Encorsetadas por los montes Upo y Artanda, donde el jabalí y el corzo aún encuentran acomodo, las tierras altas de Zaratamo lucen orgullosas. Se diría que el tiempo se detuvo en la anteiglesia de Elexalde, donde la vida bulle sin el trajín que define -como nada y por desgracia...- el estilo de vida más común hoy en día. Allí la iglesia parroquial se encarama en lo más alto de una gran plaza donde el ayuntamiento, las escuelas, una pequeña taberna y el frontón, amén de jardines y un lento pasar de la vida, dibujan una estampa envidiable. Algunos vecinos añoran los viejos caseríos espolvoreados entre la naturaleza, hoy transformados en chalets de armas tomar. Es el progreso, dicen. Pero los ciudadanos viejos, los hombres y mujeres que conocieron otros tiempos, se resisten, entre dientes y un punto renegones, a esa invasión de visitadores de fin de semana.
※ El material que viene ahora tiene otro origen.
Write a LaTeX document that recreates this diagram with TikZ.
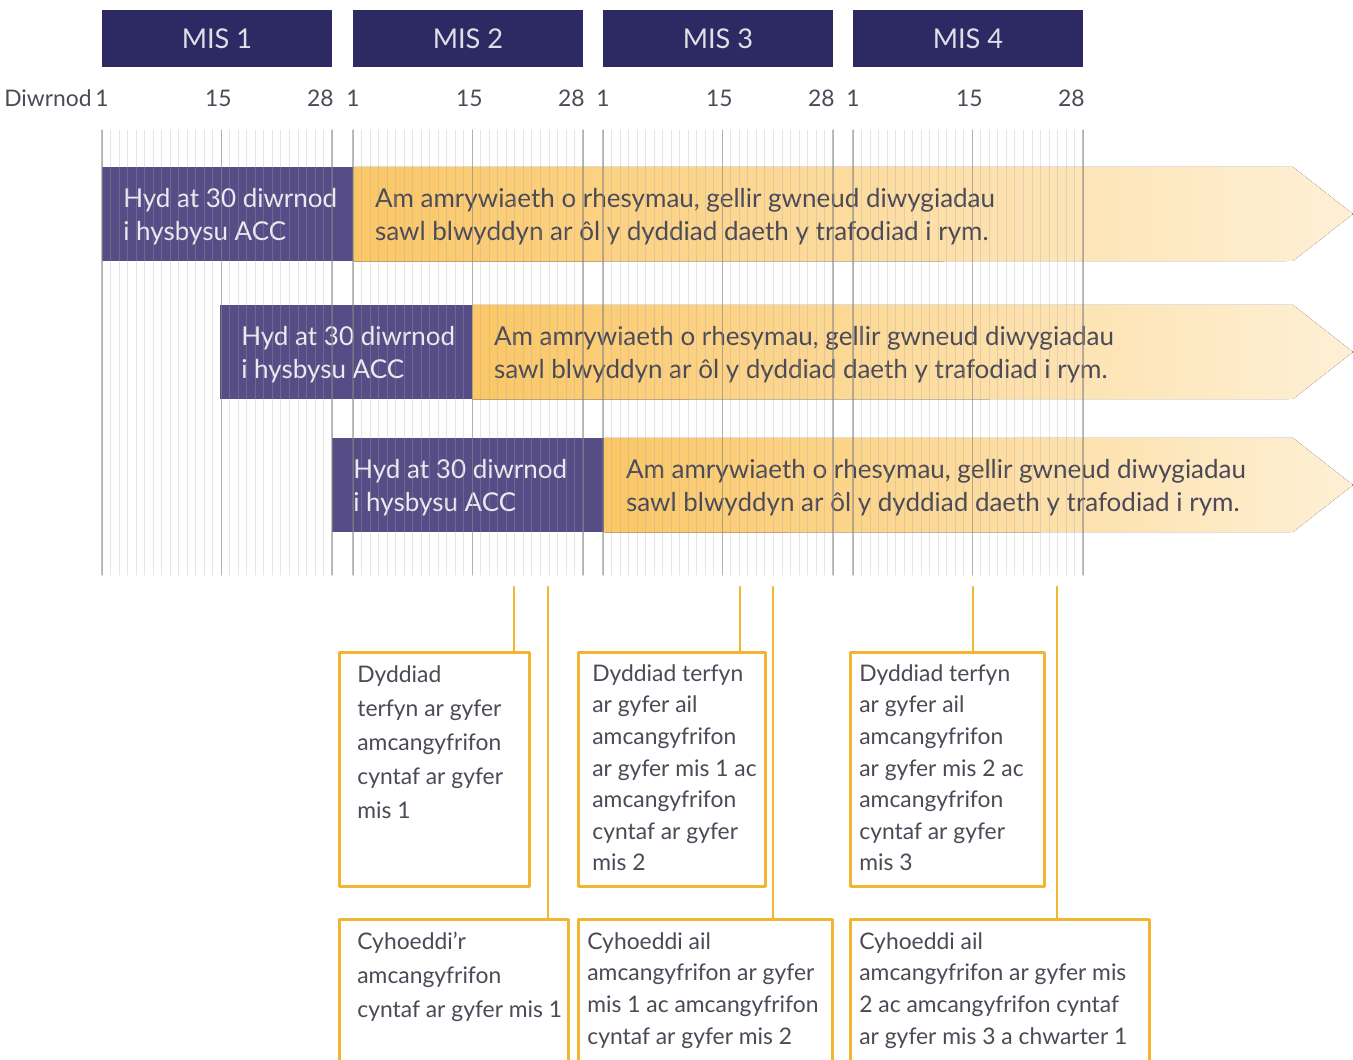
\documentclass[tikz,border=0pt]{standalone}
\usepackage{fontspec}
\setmainfont{Lato}
\usetikzlibrary{positioning}

\definecolor{misblue}{HTML}{2C2963}
\definecolor{accpurple}{HTML}{574D86}
\definecolor{amberA}{HTML}{FBC766}
\definecolor{amberB}{HTML}{FEF0D6}
\definecolor{gold}{HTML}{F2B531}
\definecolor{inkgrey}{HTML}{4B4A56}

\tikzset{
  misbox/.style={fill=misblue, minimum width=4.6cm, minimum height=1.14cm, inner sep=0pt,
    text=white!85!misblue, font=\fontsize{15.5}{18}\selectfont},
  daylbl/.style={text=inkgrey, font=\fontsize{13}{15}\selectfont, inner sep=0pt},
  accbox/.style={fill=accpurple, minimum height=1.88cm, anchor=north west, inner sep=0pt},
  acctext/.style={text=white!88!accpurple, align=left, anchor=west, inner sep=0pt,
    font=\fontsize{14.8}{18.8}\selectfont},
  ambertext/.style={text=inkgrey, align=left, anchor=west, inner sep=0pt,
    font=\fontsize{14.8}{18.8}\selectfont},
  minorln/.style={black!35, opacity=0.3, line width=0.45pt},
  majorln/.style={black!50, opacity=0.5, line width=0.6pt},
  link/.style={gold, line width=1.2pt},
  notebox/.style={draw=gold, line width=1.5pt, fill=white, anchor=north west, inner sep=0pt},
  notetext/.style={text=inkgrey, align=left, anchor=north west, inner sep=0pt,
    font=\fontsize{13}{18}\selectfont},
  widetext/.style={notetext, font=\fontsize{13}{19.4}\selectfont}
}

\begin{document}
\begin{tikzpicture}[x=0.02cm,y=-0.02cm,line cap=round,line join=round]
  \useasboundingbox (0,0) rectangle (1353,1060);
  \clip (0,0) rectangle (1353,1060);

  % months
  \foreach \s [count=\m] in {102,353,603,853}{
    \node[misbox] (mis\m) at (\s+115,38.5) {MIS \m};
    \node[daylbl, anchor=base] at (\s,107) {1};
    \node[daylbl, anchor=base] at (\s+14*230/27-3,107) {15};
    \node[daylbl, anchor=base east] at (\s+232,107) {28};
  }
  \node[daylbl, anchor=base east] (day) at (92,107) {Diwrnod};

  % rows
  \foreach \r/\x/\y/\w in {1/102/167/5.02cm,2/220/305/5.04cm,3/332/438/5.44cm}{
    \node[accbox, minimum width=\w] (acc\r) at (\x,\y) {};
    \fill[left color=amberA, middle color=amberA!75!amberB, right color=amberB]
      (acc\r.north east) -- (1293,\y) -- (1353,\y+47) -- (1293,\y+94) -- (acc\r.south east) -- cycle;
    \node[acctext] (hyd\r) at ([xshift=0.42cm,yshift=-0.04cm]acc\r.west) {Hyd at 30 diwrnod\\i hysbysu ACC};
    \node[ambertext] (am\r) at ([xshift=0.42cm,yshift=-0.04cm]acc\r.east)
      {Am amrywiaeth o rhesymau, gellir gwneud diwygiadau\\sawl blwyddyn ar ôl y dyddiad daeth y trafodiad i rym.};
  }

  % day grid
  \foreach \s in {102,353,603,853}{
    \foreach \d in {1,...,28}{
      \draw[minorln] ({\s+(\d-1)*230/27},130) -- ++(0,445);
    }
    \foreach \d in {1,15,28}{
      \draw[majorln] ({\s+(\d-1)*230/27},130) -- ++(0,445);
    }
  }

  % deadline boxes
  \node[notebox, minimum width=3.8cm, minimum height=4.68cm] (due1) at (338,651) {};
  \node[notebox, minimum width=3.74cm, minimum height=4.68cm] (due2) at (577,651) {};
  \node[notebox, minimum width=3.88cm, minimum height=4.68cm] (due3) at (849,651) {};
  \node[widetext] at ([xshift=0.38cm,yshift=-0.28cm]due1.north west)
    {Dyddiad\\terfyn ar gyfer\\amcangyfrifon\\cyntaf ar gyfer\\mis 1};
  \node[notetext] at ([xshift=0.3cm,yshift=-0.26cm]due2.north west)
    {Dyddiad terfyn\\ar gyfer ail\\amcangyfrifon\\ar gyfer mis 1 ac\\amcangyfrifon\\cyntaf ar gyfer\\mis 2};
  \node[notetext] at ([xshift=0.2cm,yshift=-0.26cm]due3.north west)
    {Dyddiad terfyn\\ar gyfer ail\\amcangyfrifon\\ar gyfer mis 2 ac\\amcangyfrifon\\cyntaf ar gyfer\\mis 3};

  % publication boxes
  \node[notebox, minimum width=4.58cm, minimum height=4cm] (pub1) at (338,918) {};
  \node[notebox, minimum width=5.08cm, minimum height=4cm] (pub2) at (577,918) {};
  \node[notebox, minimum width=5.98cm, minimum height=4cm] (pub3) at (849,918) {};
  \node[widetext] at ([xshift=0.38cm,yshift=-0.28cm]pub1.north west)
    {Cyhoeddi'r\\amcangyfrifon\\cyntaf ar gyfer mis 1};
  \node[notetext] at ([xshift=0.2cm,yshift=-0.28cm]pub2.north west)
    {Cyhoeddi ail\\amcangyfrifon ar gyfer\\mis 1 ac amcangyfrifon\\cyntaf ar gyfer mis 2};
  \node[notetext] at ([xshift=0.2cm,yshift=-0.28cm]pub3.north west)
    {Cyhoeddi ail\\amcangyfrifon ar gyfer mis\\2 ac amcangyfrifon cyntaf\\ar gyfer mis 3 a chwarter 1};

  % connectors
  \coordinate (t1) at (514,587);
  \coordinate (t2) at (548,587);
  \coordinate (t3) at (740,587);
  \coordinate (t4) at (773,587);
  \coordinate (t5) at (973,587);
  \coordinate (t6) at (1057,587);
  \draw[link] (t1) -- (t1 |- due1.north);
  \draw[link] (t2) -- (t2 |- pub1.north);
  \draw[link] (t3) -- (t3 |- due2.north);
  \draw[link] (t4) -- (t4 |- pub2.north);
  \draw[link] (t5) -- (t5 |- due3.north);
  \draw[link] (t6) -- (t6 |- pub3.north);
\end{tikzpicture}
\end{document}
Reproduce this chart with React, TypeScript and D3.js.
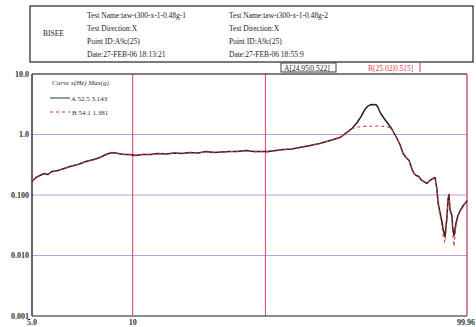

Cuentan viejos registros del Archivo Foral que en aquellas tierras ancianas -no por nada empotradas en los muros de la iglesia de San Lorenzo se hallaron dos lápidas de época romana y en la pared Noroeste del templo se observa un bloque de piedra arenisca decorado mediante dos bandas perpendiculares de doble línea que al cortarse forman una gran cruz latina...- hizo fortuna Iñigo de Zugasti, allá por el siglo XV. Ya no quedan demasiadas huellas de su rastro pero hay quien dice, dejándole correr a la imaginación hasta que de alcance a la leyenda, que allá mismo, en el corazón de la plaza del pueblo, estuvo la casa torre de Zugasti. Los más viejos legajos datan el edificio con vida propia alrededor de 1600... ¡Quién sabe!
La realidad es que hoy, donde antaño se malsostenía un edificio en ruinas, aparece en todo su esplendor el restaurante Zugasti, recién inaugurado para regocijo de vecinos y visitantes que añoraban el antiguo esplendor de los cinco bares y la vida propia de las tabernas. Un vecino, Ramón Uriarte, ha capitaneado la restauración del edificio hasta dejarlo irreconocible, con sendas balconadas que asoman tras los ventanales y que ofrecen vistas solo comparables con los paisajes que se ofrecen en los platos de cocina clásica decorados por la mano sabia de Juan Ángel Gallo, quien trata al bacalao, los txuletones o el solomillo de usted, con todos los respetos de los fogones, alternándolos con los frutos de una excelente bodega, donde no faltan los vinos de Florentino Martínez, rey de Luberri.
En el patio exterior el pasado sale al encuentro del visitante con un horno de pan antiguo. Bajo su techumbre uno tiene la sensación de darse de bruces con el ayer y aseguran en la cojonuda casa de comidas que habrá días para asar corderos o conejos, según se tercie. Las cuatro plantas del local, sin embargo, pasaportan al comensal del siglo XVI al XXI en un tris. Un ascensor interior salva las barreras arquitectónicas de las cuatro plantas -en el sótano están las estancias que dan vida al resto del local (bodega, cocina, etc.)- por las que Kontxi Uriarte y Kontxi Larrea se mueven como eficaces gobernantas. El local acaba de inaugurarse con la consabida fiesta de presentación y que atrajo la atención de todos los vecinos, incluida la de Willi Barrenetxea, Willi alcalde sentimental de una tierra sobre la que habla mil y un maravillas, dicho sea con permiso del actual edil, Jon Ajuria, o del txakolinero Roberto Ibarretxe, también buen embajador de esas tierras. De su mano vimos las huellas de las hozadas del jabalí en las caminos cercanos, conocimos la vieja historia de La Dinamita y las canteras adyacentes y quedamos prendados de aquel paraje.